I told sonali - hw cn he misplace m assignment,soundin like iam gonna die any minute. Poor her, she ws all sympathetic towards m( thinking mushkil se toh assignment dete hai,ab woh bhi gum gaya).
( thought of telling her d truth bt it ws getting al funny n dint want to spoil d fun ).
Next both of us( sonali n m ) went to his desk in staff room just after d class. He searched his desk,his drawers,almirah n wht nt. He evn searched othr class’s assignments n sonali ws helping him in d search,tryin too hard to find it( n DERE I ws standin nxt to both of dem,nt evn touchin his table, all relaxed,seein m sophistry turned into action..only I knew hw I ws controlling m laughter ).
He searched evry inch of d staff room,bt couldn’t find it( kept makin remarks,telling us it never happens). Durin his search he evn asked m if I hd submitted it. I told him,yes sir,very much so..( told him d exact date n time of submission,evn givin details bout d folder n d kind of paper I hd written m assignment on)
I thought since he s nt gonna find it,so he”l ask m to remake it.

After some 15 mins of his search he finally said- cnt find it here, dnt knw whr it hs been misplaced??( I ws like- dnt worry sir,it happens). I ws bout to say – I’l make it again sir.

Bt wht happened next ws incredible, he said – it isn’t here, bt dnt worry( haha..y wud i??) I”L GIV U MARKS.

HOLY CHRIST..WHT..U”L WHT?? BT HW?? Hd m mouth wide open…u’l giv m marks fr an assignment dat ws nt just nvr submitted bt nvr made,u’l mark m fr something dat ws just a thought.

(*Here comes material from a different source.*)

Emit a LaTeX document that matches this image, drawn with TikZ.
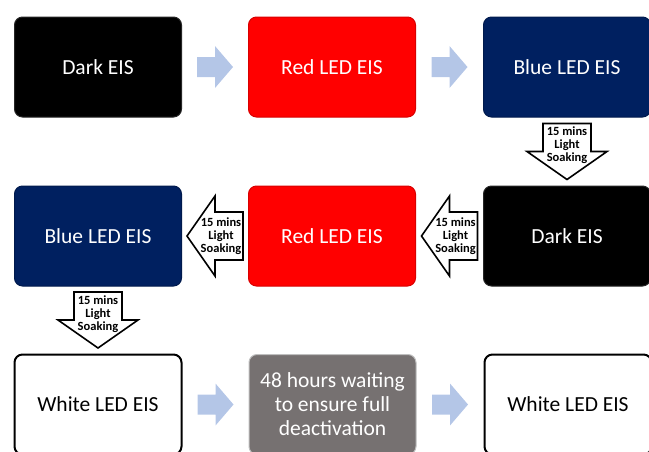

I ws on cloud 9,cudnt hv asked fr more.

All I wanted ws some extra time to make d assignment, bt wht I got ws more dn deserved bt dn who cares..m intentions wer good, bt m actin ws SUPERB( wht say sonali)

NB - I LATER TOLD AL M FRENDS BOUT DIS ENDEAVOUR N EVRYBODY WS LIKE YEAH,U CN DO IT.

FR U SONALI- SORRY YAR.
FR DR.KAWATRA- TRICKED U SIR!!!!!!!!!!!!!